Öz güveni daha düşük olan ve daha kırılgan kişiler de aynı şekilde özür dilemekten kaçınıyor. Bu noktada kaçınma ya da yüzleşme davranışının sergilenmesinde en önemli faktörler öz şefkat ve öz farkındalık oluyor. Öz şefkati ve öz farkındalığı yüksek, kendini olduğu gibi kabullenebilen insanlarda özür dilemekten kaçınma daha az gözleniyor çünkü bu kişiler suçu kabul etmenin onları kötü biri yapmayacağının farkında oluyorlar. Bu noktada benlik saygısı ile ilgili kaygı duymayan birey ise üçüncü ve son engel ile karşılaşıyor: "Özrüm bir şeyi değiştirecek mi?". Bireyler özür dilemeleri gerektiğinde özür dilemenin iyi sonuçlarından çok, oluşturabileceği kötü sonuçları görmeye meyilli oluyorlar. Bu sebeple de karşılarındaki kişinin onları reddetmesi ya da özürlerinin bir işe yaramaması kaygısı aldatıcı derecede yüksek seviyede oluşuyor. Mağdurun daha ılımlı ve barışmaya daha niyetli gözüktüğü durumlarda ise bu aldatıcı illüzyon ortadan kalkarak karşı tarafın özür dileme ihtimalini oldukça artıyor.

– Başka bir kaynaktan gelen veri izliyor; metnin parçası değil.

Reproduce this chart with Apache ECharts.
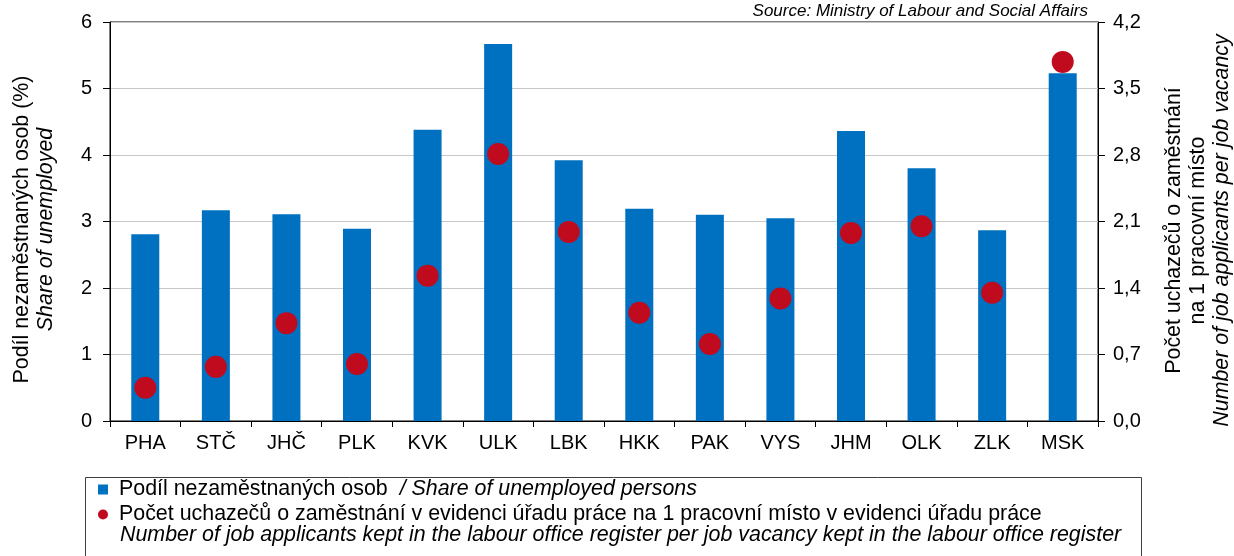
<!DOCTYPE html>
<html>
<head>
<meta charset="utf-8">
<script src="https://cdn.jsdelivr.net/npm/echarts@6/dist/echarts.min.js"></script>
<style>
html,body{margin:0;padding:0;background:#fff;}
#chart{width:1234px;height:556px;}
</style>
</head>
<body>
<div id="chart"></div>
<script>
const categories = ['PHA','STČ','JHČ','PLK','KVK','ULK','LBK','HKK','PAK','VYS','JHM','OLK','ZLK','MSK'];
const unemployedShare = [2.81, 3.17, 3.11, 2.89, 4.38, 5.67, 3.92, 3.19, 3.10, 3.05, 4.36, 3.80, 2.87, 5.23];
const applicantsPerVacancy = [0.35, 0.57, 1.03, 0.60, 1.53, 2.81, 1.99, 1.14, 0.81, 1.29, 1.98, 2.05, 1.35, 3.78];
const leftTicks = {min: 0, max: 6, interval: 1};
const rightTicks = {min: 0, max: 4.2, interval: 0.7};

const seriesNames = ['Podíl nezaměstnaných osob', 'Počet uchazečů o zaměstnání v evidenci úřadu práce na 1 pracovní místo v evidenci úřadu práce'];
const seriesNamesEn = ['/ Share of unemployed persons', 'Number of job applicants kept in the labour office register per job vacancy kept in the labour office register'];

const FONT = '"Liberation Sans", Arial, sans-serif';
const LF = 21.4;
const chart = echarts.init(document.getElementById('chart'), null, {renderer: 'canvas'});

chart.setOption({
  animation: false,
  textStyle: {fontFamily: FONT, color: '#000'},
  title: {
    text: 'Source: Ministry of Labour and Social Affairs',
    right: 146, top: 0, padding: [3, 0, 0, 0],
    textStyle: {fontFamily: FONT, fontStyle: 'italic', fontWeight: 'normal', fontSize: 17, color: '#000'}
  },
  grid: {left: 110, right: 136, top: 22, bottom: 135, show: true, borderColor: '#000', borderWidth: 1, outerBoundsMode: 'none', containLabel: false},
  legend: {
    orient: 'vertical', left: 93, top: 474,
    itemWidth: 10, itemHeight: 10, itemGap: 4,
    data: [{name: seriesNames[0], icon: 'rect'}, {name: seriesNames[1], icon: 'circle'}],
    formatter: function (name) {
      if (name === seriesNames[0]) return '{n|' + name + '}  {i|' + seriesNamesEn[0] + '}';
      return '{n|' + name + '}';
    },
    textStyle: {
      fontFamily: FONT, fontSize: LF, color: '#000', padding: [0, 0, 0, 6],
      rich: {
        n: {fontFamily: FONT, fontSize: LF, color: '#000'},
        i: {fontFamily: FONT, fontSize: LF, fontStyle: 'italic', color: '#000'}
      }
    },
    selectedMode: false
  },
  graphic: [
    {type: 'rect', left: 83, top: 475, shape: {width: 1056, height: 100}, style: {fill: 'none', stroke: '#404040', lineWidth: 1}, silent: true},
    {type: 'text', left: 120, top: 525, style: {text: seriesNamesEn[1], font: 'italic ' + LF + 'px ' + FONT, fill: '#000'}}
  ],
  xAxis: {
    type: 'category', data: categories,
    axisLine: {show: true, lineStyle: {color: '#000', width: 1}},
    axisTick: {show: true, interval: 0, length: 6, lineStyle: {color: '#000'}},
    axisLabel: {fontSize: 20, color: '#000', margin: 12, interval: 0, fontFamily: FONT}
  },
  yAxis: [
    {
      type: 'value', min: leftTicks.min, max: leftTicks.max, interval: leftTicks.interval,
      name: '{a|Podíl nezaměstnaných osob (%)}\n{b|Share of unemployed}',
      nameLocation: 'middle', nameRotate: 90, nameGap: 52,
      nameTextStyle: {
        align: 'center', padding: [0, 16, 0, 0],
        rich: {
          a: {fontFamily: FONT, fontSize: LF, color: '#000', lineHeight: 24, align: 'center'},
          b: {fontFamily: FONT, fontSize: LF, color: '#000', fontStyle: 'italic', lineHeight: 24, align: 'center'}
        }
      },
      axisLine: {show: true, lineStyle: {color: '#000', width: 1}},
      axisTick: {show: true, length: 7, lineStyle: {color: '#000'}},
      axisLabel: {fontSize: 20, color: '#000', margin: 18, fontFamily: FONT},
      splitLine: {show: true, lineStyle: {color: '#c8c8c8', width: 1}}
    },
    {
      type: 'value', position: 'right', min: rightTicks.min, max: rightTicks.max, interval: rightTicks.interval,
      name: '{a|Počet uchazečů o zaměstnání}\n{a|na 1 pracovní místo}\n{b|Number of job applicants per job vacancy}',
      nameLocation: 'middle', nameRotate: 90, nameGap: 64,
      nameTextStyle: {
        align: 'center', padding: [0, 18, 0, 0],
        rich: {
          a: {fontFamily: FONT, fontSize: LF, color: '#000', lineHeight: 24, align: 'center'},
          b: {fontFamily: FONT, fontSize: LF, color: '#000', fontStyle: 'italic', lineHeight: 24, align: 'center'}
        }
      },
      axisLine: {show: true, lineStyle: {color: '#000', width: 1}},
      axisTick: {show: true, length: 7, lineStyle: {color: '#000'}},
      axisLabel: {fontSize: 20, color: '#000', margin: 15, fontFamily: FONT,
        formatter: function (v) { return v.toFixed(1).replace('.', ','); }},
      splitLine: {show: false}
    }
  ],
  series: [
    {
      name: seriesNames[0], type: 'bar', yAxisIndex: 0, data: unemployedShare,
      barWidth: 28, itemStyle: {color: '#0070C0'}
    },
    {
      name: seriesNames[1], type: 'scatter', yAxisIndex: 1, data: applicantsPerVacancy,
      symbol: 'circle', symbolSize: 22, itemStyle: {color: '#C00A1E', opacity: 1}
    }
  ]
});
</script>
</body>
</html>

Özür dilemenin suçun kabul edilmesi, mağdurun karşı tarafa olan kızgınlığının ya da kırgınlığının azalması, suçlu tarafın mağdurun gözündeki yerini geri kazanması ve mağdurun affetme isteğini artırması gibi kurtarıcı özellikleri olduğundan bahsettik. Fakat her özür aynı etkiyi yaratmayabiliyor. Kapsayıcı ve kendini savunma amacı olmayan bir şekilde özür dilemek karşı taraf için çok daha tatmin edici olabiliyor. Bu konuda bahsedilen kapsayıcı özür; telafi niyetini gösterme, suçu kabullenme, pişmanlık ve samimiyet gibi unsurları içeren özürken, savunmacı özür ise bu unsurlardan bazıları eksik şekilde dilenen özür oluyor. Örneğin kapsayıcı bir özür "Seni kırdığım için özür dilerim, o sözleri söylememem gerekirdi. Bu davranışımdan dolayı gerçekten çok pişmanım ve bundan sonra çok daha dikkatli olacağım." gibi bir cümle olabilecekken savunmacı bir özürde "Özür dilerim ama sen de bu konuda…" diye devam eden herhangi bir cümle duyulma olasılığı yüksek oluyor. Konu üzerine yapılan bir araştırmada, kaçıngan bağlanma stiline sahip kişiler arasında, karşı tarafı zaten gözden çıkarılabilir olarak algılamalarından ve kurulan empati bağının daha zayıf olmasından dolayı savunmacı şekilde özür dilemenin çok daha yaygın olduğu görülüyor. Narsisistik düzeyde benmerkezci bireylerde ise kapsayıcı özür dilemenin benlik saygısının zedelenmesi ihtimali nedeniyle oldukça nadir olduğu gözleniyor.
Günün sonunda doğru özür dileyebilmek ve özür kabul edebilmek ilişkiler için önemli bir yapı taşı. Bu sebeple diğer pek çok konuda olduğu gibi farkındalık ve öz şefkat konusunda adımlar atarak özür konusunda da epey yol katetmek mümkün oluyor. Ancak tüm bu süreci etkileyen bir diğer faktörü de unutmamak da fayda var: zaman. Tam anlamıyla affetmenin ve affedilmenin zaman içerisinde yerine oturduğunu unutmamak ve bu konuda pek de hızlı sonuçlar beklememek gerekiyor.